Brian Crowe

Personal information
- Born: 1957/1958
- Occupation: Defence Forces
- Years active: c. 1970s–present
- Employer: GAA

Sport
- Sport: Gaelic football
- Position: Referee
- Club: Cavan Gaels

= Brian Crowe (referee) =

Gaelic football referee

Brian Crowe (born 1957/1958) is a Gaelic football All-Ireland Final referee. He is a member of the Cavan Gaels club.

Crowe played midfield and centre-forward for Cavan Gaels before retiring at the start of his twenties so that he could take up refereeing. He refereed the 2000 Connacht Senior Football Championship final, the 2003 Munster Senior Football Championship final. Club games refereed included the 2003 and 2005 All-Ireland Senior Club Football Championship finals and two Ulster Senior Club Football Championship finals. In 2006, he tipped David Coldrick (Meath), Derek Fahy (Longford) and Maurice Deegan (Laois) to referee All-Ireland finals.
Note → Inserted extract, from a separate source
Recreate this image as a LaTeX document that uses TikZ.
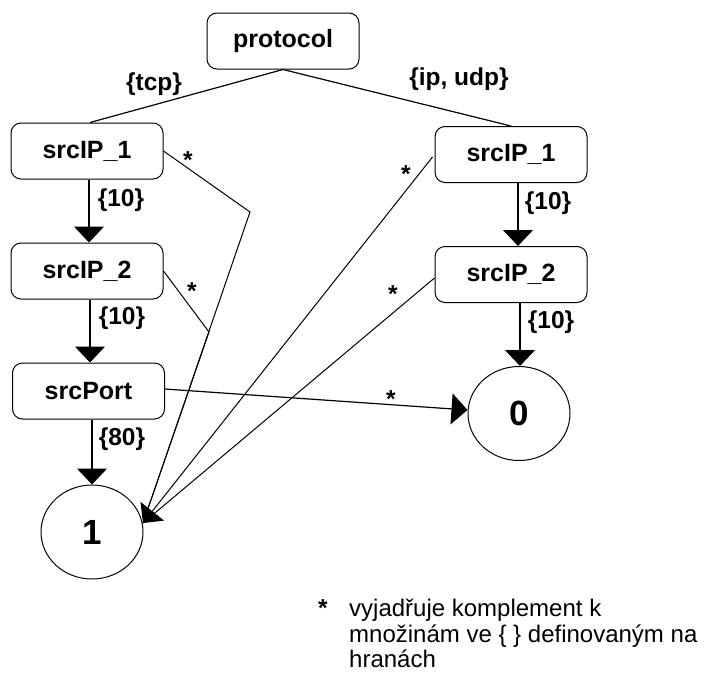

By 2006 he had done 13 years of service to the inter-county panel.

He refereed the 2006 All-Ireland Senior Football Championship Final between Kerry and Mayo. He was the second Cavanman to referee an All-Ireland final, following Fintan Tierney of Butlersbridge (who did the 1972 final) and the last until Joe McQuillan's first final in 2011. In the 2008 All-Ireland Senior Football Championship he became involved in a dispute with the CCC, but officials said he was not being punished for refusing to co-operate.

Part of the Defence Forces, he is a married father of three daughters and a son. He is interested in snooker and athletics and plays badminton.